I've never seen a more text book example of changing the subject when you don't have a real answer.
sk0g and hobofan point out a key benefit of animal testing, explain why there is no alternative at present, and rather than addressing that or acknowleding the point, you respond with non-sequiturs.
Try to learn to separate what you want to be true "animal testing is pointless" vs what is actually true "animal testing has benefits that cannot be sensibly found any other way". Then we can productively move towards eliminating animal testing. But if you won't even listen to others points, how do you hope to convince them of anything?
Animal testing is all over biochemistry and biology, is not just used for pharmaceutical and cosmetics testing. Many ground braking discoveries have been (and are still being made) via animal testing.
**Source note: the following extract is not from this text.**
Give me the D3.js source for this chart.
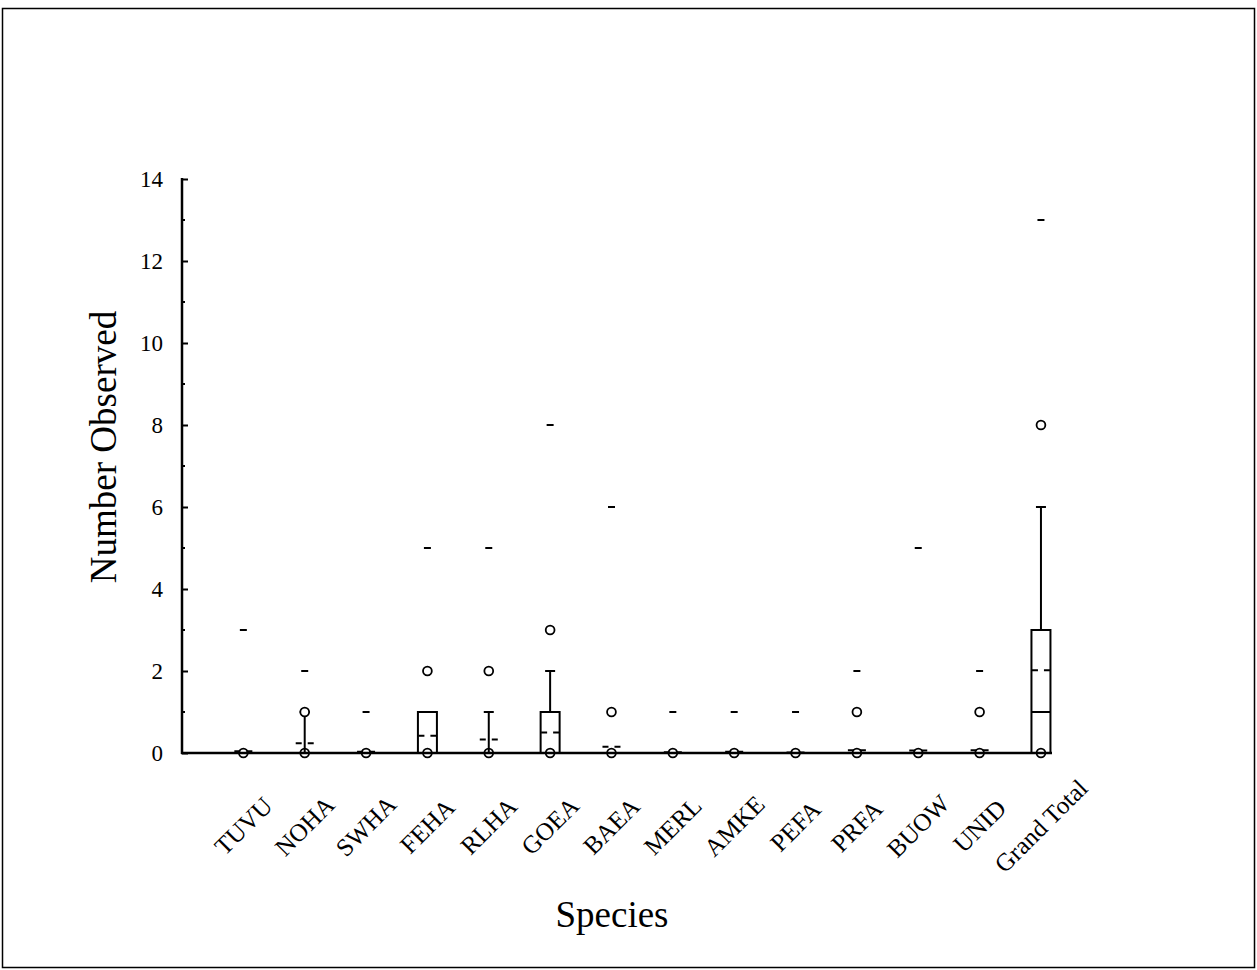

There are whole subdisciplines that are based around animal testing like developmental or behavioural biology.
Though you can avoid it if you really want to, if you study biochemistry, you will learn how to do animal testing and are taught about all the ethics involved, how to do the testing in the most humane way, and how to avoid (or minimize) doing it in the first place if possible.
I've been going through the list of recent Nobel Prizes and the research for these involved animal testing: Nobel Prize for medicine 2018 (mice), 2017 (flys), 2014 (rats), 2012 (frogs, mice). Older research made before we had good tools to work with cell cultures, etc. will probably skew even more towards animal testing.
No, probably not. I'm sure they are just giving Nobel Prizes for Medicine out for funny discoveries rather than for findings that form the basis of most of our current and future medicine.
> Could they be done without testing?
Sure they could! But scientists just love to make animals suffer!